*Written task:* Pictures within the data are to be left out; everything else must be reproduced exactly.

*Source data:*
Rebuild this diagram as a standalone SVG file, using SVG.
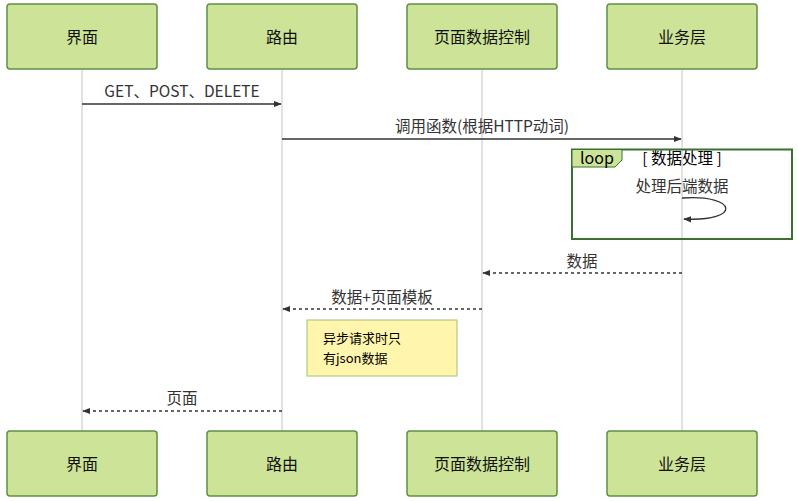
<svg xmlns="http://www.w3.org/2000/svg" width="798" height="501" viewBox="0 0 798 501">
<style>
text{font-family:"Noto Sans CJK SC","Liberation Sans",sans-serif;fill:#333}
.box rect{fill:#cde498;stroke:#5f8f45;stroke-width:1.5}
.box text{font-size:16px;fill:#111;text-anchor:middle}
.life{stroke:#d9d9d9;stroke-width:1.5}
.msg{stroke:#333;stroke-width:1.3;fill:none}
.dash{stroke-dasharray:3,3}
.lbl{font-size:15.5px;text-anchor:middle}
</style>
<defs>
<marker id="ah" viewBox="0 0 10 10" refX="9" refY="5" markerWidth="8" markerHeight="8" orient="auto-start-reverse" markerUnits="userSpaceOnUse">
<path d="M0,1 L10,5 L0,9 z" fill="#333"/>
</marker>
</defs>
<rect width="798" height="501" fill="#fff"/>
<g id="lifelines">
<line class="life" x1="82" y1="69" x2="82" y2="431"/>
<line class="life" x1="282" y1="69" x2="282" y2="431"/>
<line class="life" x1="482" y1="69" x2="482" y2="431"/>
<line class="life" x1="682" y1="69" x2="682" y2="431"/>
</g>
<g id="n1" class="box"><rect x="7" y="4" width="150" height="65" rx="3"/><text x="82" y="43">界面</text></g>
<g id="n2" class="box"><rect x="207" y="4" width="150" height="65" rx="3"/><text x="282" y="43">路由</text></g>
<g id="n3" class="box"><rect x="407" y="4" width="150" height="65" rx="3"/><text x="482" y="43">页面数据控制</text></g>
<g id="n4" class="box"><rect x="607" y="4" width="150" height="65" rx="3"/><text x="682" y="43">业务层</text></g>
<g id="n1b" class="box"><rect x="7" y="431" width="150" height="65" rx="3"/><text x="82" y="470">界面</text></g>
<g id="n2b" class="box"><rect x="207" y="431" width="150" height="65" rx="3"/><text x="282" y="470">路由</text></g>
<g id="n3b" class="box"><rect x="407" y="431" width="150" height="65" rx="3"/><text x="482" y="470">页面数据控制</text></g>
<g id="n4b" class="box"><rect x="607" y="431" width="150" height="65" rx="3"/><text x="682" y="470">业务层</text></g>
<g id="loop">
<rect x="572" y="149.5" width="220" height="89.5" fill="none" stroke="#3a7030" stroke-width="2"/>
<path d="M572,149.5 H622 V160 L615,167 H572 Z" fill="#cde498" stroke="#3a7030" stroke-width="1"/>
<text x="580" y="164" style="font-size:16px;fill:#000">loop</text>
<text x="682" y="164" style="font-size:15.5px;fill:#000;text-anchor:middle">[ 数据处理 ]</text>
</g>
<g id="note">
<rect x="307" y="320" width="150" height="56" fill="#fff5ad" stroke="#9cc475" stroke-width="1"/>
<text x="323" y="343" style="font-size:13px;fill:#000">异步请求时只</text>
<text x="323" y="362.5" style="font-size:13px;fill:#000">有json数据</text>
</g>
<g id="connectors">
<line class="msg" x1="82" y1="104" x2="281" y2="104" marker-end="url(#ah)"/>
<text class="lbl" x="182" y="97">GET、POST、DELETE</text>
<line class="msg" x1="282" y1="139" x2="681" y2="139" marker-end="url(#ah)"/>
<text class="lbl" x="482" y="132">调用函数(根据HTTP动词)</text>
<text class="lbl" x="682" y="192">处理后端数据</text>
<path class="msg" d="M682,198 C738,194 742,222 684,219" marker-end="url(#ah)"/>
<line class="msg dash" x1="682" y1="273" x2="483" y2="273" marker-end="url(#ah)"/>
<text class="lbl" x="582" y="267">数据</text>
<line class="msg dash" x1="482" y1="309" x2="283" y2="309" marker-end="url(#ah)"/>
<text class="lbl" x="382" y="303">数据+页面模板</text>
<line class="msg dash" x1="282" y1="411" x2="83" y2="411" marker-end="url(#ah)"/>
<text class="lbl" x="182" y="404">页面</text>
</g>
</svg>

*Written reply:*
Rebuild this diagram as a standalone SVG file, using SVG.
<svg xmlns="http://www.w3.org/2000/svg" width="798" height="501" viewBox="0 0 798 501">
<style>
text{font-family:"Noto Sans CJK SC","Liberation Sans",sans-serif;fill:#333}
.box rect{fill:#cde498;stroke:#5f8f45;stroke-width:1.5}
.box text{font-size:16px;fill:#111;text-anchor:middle}
.life{stroke:#d9d9d9;stroke-width:1.5}
.msg{stroke:#333;stroke-width:1.3;fill:none}
.dash{stroke-dasharray:3,3}
.lbl{font-size:15.5px;text-anchor:middle}
</style>
<defs>
<marker id="ah" viewBox="0 0 10 10" refX="9" refY="5" markerWidth="8" markerHeight="8" orient="auto-start-reverse" markerUnits="userSpaceOnUse">
<path d="M0,1 L10,5 L0,9 z" fill="#333"/>
</marker>
</defs>
<rect width="798" height="501" fill="#fff"/>
<g id="lifelines">
<line class="life" x1="82" y1="69" x2="82" y2="431"/>
<line class="life" x1="282" y1="69" x2="282" y2="431"/>
<line class="life" x1="482" y1="69" x2="482" y2="431"/>
<line class="life" x1="682" y1="69" x2="682" y2="431"/>
</g>
<g id="n1" class="box"><rect x="7" y="4" width="150" height="65" rx="3"/><text x="82" y="43">界面</text></g>
<g id="n2" class="box"><rect x="207" y="4" width="150" height="65" rx="3"/><text x="282" y="43">路由</text></g>
<g id="n3" class="box"><rect x="407" y="4" width="150" height="65" rx="3"/><text x="482" y="43">页面数据控制</text></g>
<g id="n4" class="box"><rect x="607" y="4" width="150" height="65" rx="3"/><text x="682" y="43">业务层</text></g>
<g id="n1b" class="box"><rect x="7" y="431" width="150" height="65" rx="3"/><text x="82" y="470">界面</text></g>
<g id="n2b" class="box"><rect x="207" y="431" width="150" height="65" rx="3"/><text x="282" y="470">路由</text></g>
<g id="n3b" class="box"><rect x="407" y="431" width="150" height="65" rx="3"/><text x="482" y="470">页面数据控制</text></g>
<g id="n4b" class="box"><rect x="607" y="431" width="150" height="65" rx="3"/><text x="682" y="470">业务层</text></g>
<g id="loop">
<rect x="572" y="149.5" width="220" height="89.5" fill="none" stroke="#3a7030" stroke-width="2"/>
<path d="M572,149.5 H622 V160 L615,167 H572 Z" fill="#cde498" stroke="#3a7030" stroke-width="1"/>
<text x="580" y="164" style="font-size:16px;fill:#000">loop</text>
<text x="682" y="164" style="font-size:15.5px;fill:#000;text-anchor:middle">[ 数据处理 ]</text>
</g>
<g id="note">
<rect x="307" y="320" width="150" height="56" fill="#fff5ad" stroke="#9cc475" stroke-width="1"/>
<text x="323" y="343" style="font-size:13px;fill:#000">异步请求时只</text>
<text x="323" y="362.5" style="font-size:13px;fill:#000">有json数据</text>
</g>
<g id="connectors">
<line class="msg" x1="82" y1="104" x2="281" y2="104" marker-end="url(#ah)"/>
<text class="lbl" x="182" y="97">GET、POST、DELETE</text>
<line class="msg" x1="282" y1="139" x2="681" y2="139" marker-end="url(#ah)"/>
<text class="lbl" x="482" y="132">调用函数(根据HTTP动词)</text>
<text class="lbl" x="682" y="192">处理后端数据</text>
<path class="msg" d="M682,198 C738,194 742,222 684,219" marker-end="url(#ah)"/>
<line class="msg dash" x1="682" y1="273" x2="483" y2="273" marker-end="url(#ah)"/>
<text class="lbl" x="582" y="267">数据</text>
<line class="msg dash" x1="482" y1="309" x2="283" y2="309" marker-end="url(#ah)"/>
<text class="lbl" x="382" y="303">数据+页面模板</text>
<line class="msg dash" x1="282" y1="411" x2="83" y2="411" marker-end="url(#ah)"/>
<text class="lbl" x="182" y="404">页面</text>
</g>
</svg>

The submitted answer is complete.